Information System Processes

Participants : Ciáran Bryce, Pierre Duquesnes.

A fundamental feature of software today is that it continuously needs to be modified – even after its deployment on client or server machines. Modifications might follow the appearance of new business requirements, the need to adapt the software to new hardware, or the need to re-engineer the software for efficiency or licensing issues. Urgent software modifications may also appear in the form of fixes for security holes and bugs. In today's world, the facility to modify existing software is as fundamental a requirement as the facility to build software in a modular, reusable-component fashion.

One of the founding principles of the object-oriented programming paradigm is inheritance. This technique enables a programmer to take a software component, and to design a new component based on this. For instance, a Double is a floating-point arithmetic concept that is built from the Number concept, with additional functionality. However, Double is an extension of Number; client systems that use Double are unaware of the new concept. Inheritance means that the new concept retains the inherent characteristics of the old concept. This is too restrictive for the bug fixes and the range of software modifications that need to be envisaged. The aim of inheritance is software extension; this is not the same requirement as software evolution. A mechanism is required for object-oriented systems that goes beyond inheritance.
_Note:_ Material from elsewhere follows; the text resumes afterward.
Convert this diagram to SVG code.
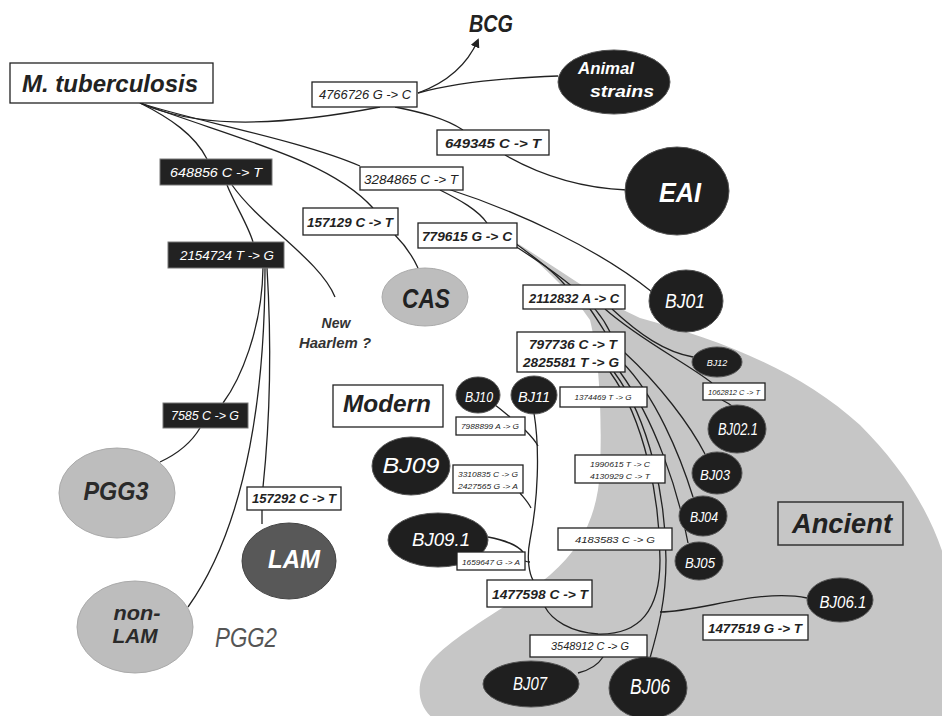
<svg xmlns="http://www.w3.org/2000/svg" width="942" height="716" viewBox="0 0 942 716">
<defs>
<marker id="arr" viewBox="0 0 10 10" refX="8" refY="5" markerWidth="7" markerHeight="7" orient="auto-start-reverse">
<path d="M0,0 L10,5 L0,10 z" fill="#222"/>
</marker>
<style>
.t{font-family:"Liberation Sans",Arial,sans-serif;font-style:italic;font-weight:bold;text-anchor:middle}
.n{font-weight:normal}
.w{fill:#fff}
.k{fill:#222}
.dk{fill:#1f1f1f;stroke:#555;stroke-width:1}
.md{fill:#585858;stroke:#444;stroke-width:1}
.lt{fill:#bdbdbd;stroke:#aaa;stroke-width:1}
.box{fill:#fff;stroke:#222;stroke-width:1.3}
.dbox{fill:#222;stroke:#777;stroke-width:1}
.c{fill:none;stroke:#222;stroke-width:1.3}
</style>
</defs>
<rect width="942" height="716" fill="#fff"/>
<path id="ancient-region" d="M517,243 C560,270 600,300 640,318 C720,340 800,370 860,425 C900,465 930,510 945,560 L945,720 L435,720 C415,705 415,680 432,660 C460,630 520,600 550,575 C585,545 598,510 600,470 C602,420 600,360 590,320 C570,290 540,265 517,243 Z" fill="#c6c6c6"/>

<g id="connectors">
<path class="c" d="M140,103 C190,125 260,130 380,107"/>
<path class="c" d="M140,103 C190,120 300,140 360,166"/>
<path class="c" d="M140,103 C240,140 330,160 373,208"/>
<path class="c" d="M140,103 C170,118 195,135 207,159"/>
<path class="c" d="M418,93 C440,85 465,70 478,40" marker-end="url(#arr)"/>
<path class="c" d="M418,93 C450,84 500,78 558,76"/>
<path class="c" d="M395,107 C420,112 445,118 463,130"/>
<path class="c" d="M505,155 C540,175 580,188 627,190"/>
<path class="c" d="M440,190 C460,200 478,210 487,223"/>
<path class="c" d="M445,188 C520,212 600,250 652,292"/>
<path class="c" d="M395,235 C405,245 412,255 418,268"/>
<path class="c" d="M515,243 C535,258 552,270 565,285"/>
<path class="c" d="M515,246 C560,275 595,300 610,332"/>
<path class="c" d="M590,309 C595,316 600,324 605,332"/>
<path class="c" d="M612,309 C640,335 665,352 693,357"/>
<path class="c" d="M605,309 C640,340 690,365 712,383"/>
<path class="c" d="M722,400 C726,402 730,404 733,407"/>
<path class="c" d="M624,352 C660,385 690,425 705,454"/>
<path class="c" d="M622,362 C655,395 680,455 693,497"/>
<path class="c" d="M620,372 C655,420 678,490 688,543"/>
<path class="c" d="M614,372 C650,420 666,500 666,560 C666,600 658,630 650,658"/>
<path class="c" d="M610,372 C645,420 660,500 660,560 C660,610 640,635 598,634 C570,632 552,620 545,607"/>
<path class="c" d="M807,598 C760,588 700,612 660,612"/>
<path class="c" d="M603,657 C598,665 590,670 578,673"/>
<path class="c" d="M534,413 C540,450 538,500 530,540 C526,560 530,575 533,580"/>
<path class="c" d="M495,405 C502,410 506,414 510,417"/>
<path class="c" d="M525,430 C530,435 535,440 538,446"/>
<path class="c" d="M520,493 C524,498 528,502 531,508"/>
<path class="c" d="M488,537 C505,540 518,546 523,552"/>
<path class="c" d="M525,561 C527,562 529,562 530,562"/>
<path class="c" d="M227,185 C235,205 248,225 253,242"/>
<path class="c" d="M232,185 C260,225 320,260 335,297"/>
<path class="c" d="M263,268 C262,330 240,380 223,403"/>
<path class="c" d="M267,268 C272,350 270,420 263,487"/>
<path class="c" d="M265,268 C265,380 250,520 188,607"/>
<path class="c" d="M200,428 C190,445 175,455 160,462"/>
<path class="c" d="M262,510 L262,524"/>
</g>

<g id="m-tuberculosis"><rect class="box" x="10" y="63" width="203" height="40"/><text class="t k" x="110" y="92" font-size="24" textLength="176" lengthAdjust="spacingAndGlyphs">M. tuberculosis</text></g>
<g id="bcg"><text class="t k" x="491" y="32" font-size="24" textLength="44" lengthAdjust="spacingAndGlyphs">BCG</text></g>
<g id="animal-strains"><ellipse class="dk" cx="614" cy="82" rx="56" ry="32"/><text class="t w" x="606" y="74" font-size="16" textLength="56" lengthAdjust="spacingAndGlyphs">Animal</text><text class="t w" x="622" y="97" font-size="16" textLength="64" lengthAdjust="spacingAndGlyphs">strains</text></g>
<g id="eai"><ellipse class="dk" cx="677" cy="191" rx="52" ry="44"/><text class="t w" x="680" y="202" font-size="27" textLength="42" lengthAdjust="spacingAndGlyphs">EAI</text></g>
<g id="cas"><ellipse class="lt" cx="425" cy="297" rx="43" ry="29"/><text class="t k" x="426" y="308" font-size="27" textLength="48" lengthAdjust="spacingAndGlyphs">CAS</text></g>
<g id="new-haarlem"><text class="t" fill="#333" x="336" y="328" font-size="14">New</text><text class="t" fill="#333" x="335" y="348" font-size="14" textLength="72" lengthAdjust="spacingAndGlyphs">Haarlem ?</text></g>
<g id="modern"><rect class="box" x="333" y="385" width="110" height="42"/><text class="t k" x="387" y="412" font-size="24" textLength="88" lengthAdjust="spacingAndGlyphs">Modern</text></g>
<g id="ancient"><rect x="778" y="502" width="125" height="43" fill="#c6c6c6" stroke="#333" stroke-width="1.5"/><text class="t k" x="842" y="533" font-size="27" textLength="100" lengthAdjust="spacingAndGlyphs">Ancient</text></g>

<g id="bj01"><ellipse class="dk" cx="686" cy="301" rx="37" ry="31"/><text class="t n w" x="685" y="308" font-size="20" textLength="40" lengthAdjust="spacingAndGlyphs">BJ01</text></g>
<g id="bj12"><ellipse class="dk" cx="717" cy="362" rx="25" ry="15"/><text class="t n w" x="717" y="366" font-size="9">BJ12</text></g>
<g id="bj02-1"><ellipse class="dk" cx="737" cy="429" rx="29" ry="24"/><text class="t n w" x="738" y="435" font-size="16" textLength="40" lengthAdjust="spacingAndGlyphs">BJ02.1</text></g>
<g id="bj03"><ellipse class="dk" cx="717" cy="473" rx="25" ry="21"/><text class="t n w" x="715" y="480" font-size="15" textLength="30" lengthAdjust="spacingAndGlyphs">BJ03</text></g>
<g id="bj04"><ellipse class="dk" cx="703" cy="516" rx="24" ry="20"/><text class="t n w" x="704" y="522" font-size="15" textLength="28" lengthAdjust="spacingAndGlyphs">BJ04</text></g>
<g id="bj05"><ellipse class="dk" cx="699" cy="561" rx="24" ry="19"/><text class="t n w" x="700" y="568" font-size="15" textLength="30" lengthAdjust="spacingAndGlyphs">BJ05</text></g>
<g id="bj06-1"><ellipse class="dk" cx="840" cy="600" rx="33" ry="22"/><text class="t n w" x="843" y="608" font-size="17" textLength="47" lengthAdjust="spacingAndGlyphs">BJ06.1</text></g>
<g id="bj06"><ellipse class="dk" cx="648" cy="688" rx="39" ry="31"/><text class="t n w" x="650" y="694" font-size="22" textLength="40" lengthAdjust="spacingAndGlyphs">BJ06</text></g>
<g id="bj07"><ellipse class="dk" cx="531" cy="684" rx="48" ry="23"/><text class="t n w" x="530" y="690" font-size="18" textLength="34" lengthAdjust="spacingAndGlyphs">BJ07</text></g>
<g id="bj10"><ellipse class="dk" cx="478" cy="395" rx="22" ry="18"/><text class="t n w" x="479" y="402" font-size="15" textLength="28" lengthAdjust="spacingAndGlyphs">BJ10</text></g>
<g id="bj11"><ellipse class="dk" cx="534" cy="395" rx="23" ry="19"/><text class="t n w" x="534" y="402" font-size="15" textLength="32" lengthAdjust="spacingAndGlyphs">BJ11</text></g>
<g id="bj09"><ellipse class="dk" cx="411" cy="466" rx="39" ry="29"/><text class="t n w" x="411" y="473" font-size="22" textLength="57" lengthAdjust="spacingAndGlyphs">BJ09</text></g>
<g id="bj09-1"><ellipse class="dk" cx="438" cy="540" rx="50" ry="27"/><text class="t n w" x="441" y="546" font-size="19" textLength="58" lengthAdjust="spacingAndGlyphs">BJ09.1</text></g>
<g id="pgg3"><ellipse class="lt" cx="117" cy="493" rx="58" ry="45"/><text class="t" fill="#2a2a2a" x="116" y="500" font-size="26" textLength="65" lengthAdjust="spacingAndGlyphs">PGG3</text></g>
<g id="lam"><ellipse class="md" cx="289" cy="561" rx="47" ry="38"/><text class="t w" x="294" y="568" font-size="26" textLength="52" lengthAdjust="spacingAndGlyphs">LAM</text></g>
<g id="non-lam"><ellipse class="lt" cx="135" cy="627" rx="58" ry="46"/><text class="t" fill="#2a2a2a" x="137" y="620" font-size="21" textLength="47" lengthAdjust="spacingAndGlyphs">non-</text><text class="t" fill="#2a2a2a" x="135" y="643" font-size="21" textLength="45" lengthAdjust="spacingAndGlyphs">LAM</text></g>
<g id="pgg2"><text class="t n" fill="#555" x="246" y="647" font-size="27" textLength="62" lengthAdjust="spacingAndGlyphs">PGG2</text></g>

<g id="l4766726"><rect class="box" x="312" y="82" width="105" height="25" stroke="#666"/><text class="t n k" x="365" y="99" font-size="12" textLength="92" lengthAdjust="spacingAndGlyphs">4766726 G -&gt; C</text></g>
<g id="l649345"><rect class="box" x="437" y="130" width="112" height="25"/><text class="t k" x="493" y="148" font-size="13" textLength="96" lengthAdjust="spacingAndGlyphs">649345 C -&gt; T</text></g>
<g id="l3284865"><rect class="box" x="360" y="167" width="103" height="23" stroke="#666"/><text class="t n k" x="411" y="184" font-size="12" textLength="94" lengthAdjust="spacingAndGlyphs">3284865 C -&gt; T</text></g>
<g id="l648856"><rect class="dbox" x="160" y="159" width="112" height="26"/><text class="t n w" x="216" y="177" font-size="13" textLength="92" lengthAdjust="spacingAndGlyphs">648856 C -&gt; T</text></g>
<g id="l157129"><rect class="box" x="303" y="208" width="95" height="27"/><text class="t k" x="350" y="227" font-size="13" textLength="86" lengthAdjust="spacingAndGlyphs">157129 C -&gt; T</text></g>
<g id="l2154724"><rect class="dbox" x="168" y="242" width="116" height="26"/><text class="t n w" x="227" y="260" font-size="12" textLength="94" lengthAdjust="spacingAndGlyphs">2154724 T -&gt; G</text></g>
<g id="l779615"><rect class="box" x="418" y="223" width="99" height="25" stroke="#666"/><text class="t k" x="467" y="241" font-size="13" textLength="90" lengthAdjust="spacingAndGlyphs">779615 G -&gt; C</text></g>
<g id="l2112832"><rect class="box" x="523" y="285" width="102" height="24"/><text class="t k" x="574" y="303" font-size="13" textLength="90" lengthAdjust="spacingAndGlyphs">2112832 A -&gt; C</text></g>
<g id="l797736"><rect class="box" x="517" y="332" width="108" height="40"/><text class="t k" x="573" y="349" font-size="13" textLength="88" lengthAdjust="spacingAndGlyphs">797736 C -&gt; T</text><text class="t k" x="571" y="367" font-size="13" textLength="96" lengthAdjust="spacingAndGlyphs">2825581 T -&gt; G</text></g>
<g id="l1062812"><rect class="box" x="703" y="383" width="62" height="17"/><text class="t n k" x="734" y="395" font-size="7" textLength="52" lengthAdjust="spacingAndGlyphs">1062812 C -&gt; T</text></g>
<g id="l1374469"><rect class="box" x="560" y="387" width="87" height="20"/><text class="t n k" x="603" y="400" font-size="8" textLength="57" lengthAdjust="spacingAndGlyphs">1374469 T -&gt; G</text></g>
<g id="l7988899"><rect class="box" x="456" y="417" width="69" height="18" stroke="#555"/><text class="t n k" x="490" y="429" font-size="8" textLength="58" lengthAdjust="spacingAndGlyphs">7988899 A -&gt; G</text></g>
<g id="l3310835"><rect class="box" x="453" y="465" width="70" height="28" stroke="#555"/><text class="t n k" x="488" y="477" font-size="8" textLength="60" lengthAdjust="spacingAndGlyphs">3310835 C -&gt; G</text><text class="t n k" x="488" y="489" font-size="8" textLength="60" lengthAdjust="spacingAndGlyphs">2427565 G -&gt; A</text></g>
<g id="l1990615"><rect class="box" x="575" y="455" width="90" height="28"/><text class="t n k" x="620" y="467" font-size="8" textLength="60" lengthAdjust="spacingAndGlyphs">1990615 T -&gt; C</text><text class="t n k" x="620" y="479" font-size="8" textLength="60" lengthAdjust="spacingAndGlyphs">4130929 C -&gt; T</text></g>
<g id="l4183583"><rect class="box" x="558" y="528" width="114" height="22"/><text class="t n k" x="615" y="543" font-size="9" textLength="80" lengthAdjust="spacingAndGlyphs">4183583 C -&gt; G</text></g>
<g id="l1659647"><rect class="box" x="457" y="552" width="68" height="18" stroke="#555"/><text class="t n k" x="491" y="565" font-size="8" textLength="58" lengthAdjust="spacingAndGlyphs">1659647 G -&gt; A</text></g>
<g id="l1477598"><rect class="box" x="487" y="580" width="105" height="27"/><text class="t k" x="540" y="599" font-size="13" textLength="96" lengthAdjust="spacingAndGlyphs">1477598 C -&gt; T</text></g>
<g id="l3548912"><rect class="box" x="530" y="635" width="117" height="22"/><text class="t n k" x="590" y="650" font-size="10" textLength="78" lengthAdjust="spacingAndGlyphs">3548912 C -&gt; G</text></g>
<g id="l1477519"><rect class="box" x="703" y="615" width="105" height="25"/><text class="t k" x="755" y="633" font-size="12" textLength="94" lengthAdjust="spacingAndGlyphs">1477519 G -&gt; T</text></g>
<g id="l7585"><rect class="dbox" x="163" y="403" width="85" height="25"/><text class="t n w" x="205" y="420" font-size="12" textLength="68" lengthAdjust="spacingAndGlyphs">7585 C -&gt; G</text></g>
<g id="l157292"><rect class="box" x="247" y="487" width="94" height="23"/><text class="t k" x="294" y="503" font-size="12" textLength="84" lengthAdjust="spacingAndGlyphs">157292 C -&gt; T</text></g>
</svg>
Software systems are traditionally updated by applying a patch to the program binaries, and then rebooting the system. However, this supposes that the system can be stopped – something not evident for software that needs to run 24/7. Some servers get around this issue by tolerating minor interruptions and/or by duplicating hardware so that servers can be restarted independently in a cascading manner. Neither solution is complete satisfactory. Even more fundamentally, there is no model to guide the design and application of a patch from the original source code in a manner that the programmer can reason about the way the modification is applied, and the behavior of the system after update.

There has been some work on dynamic software update, where a modifications are made to programs while they execute. These approaches generally seek to replace functions or methods in running programs. The approach has the advantage of seeking to make program update usable in legacy systems. However, the approach does have complexities. First, in practice, the nature of modifications to be made might not be confined to the function or class. Second, function and class replacement is particularly hard to implement due to the risk of typing errors, synchronization errors, the presence of long-running functions like main.

Our work presents a language model for dynamic program update. The model permits a programmer to define stages of computation. Control flow passes from stage to stage, and a program update is modeled by funnelling control to a new set of stages. Making update explicit in the model helps avoid the complexity of existing dynamic software update methods. Further, the model allows the programmer to specify changes that can be made at program update as expressions in source code.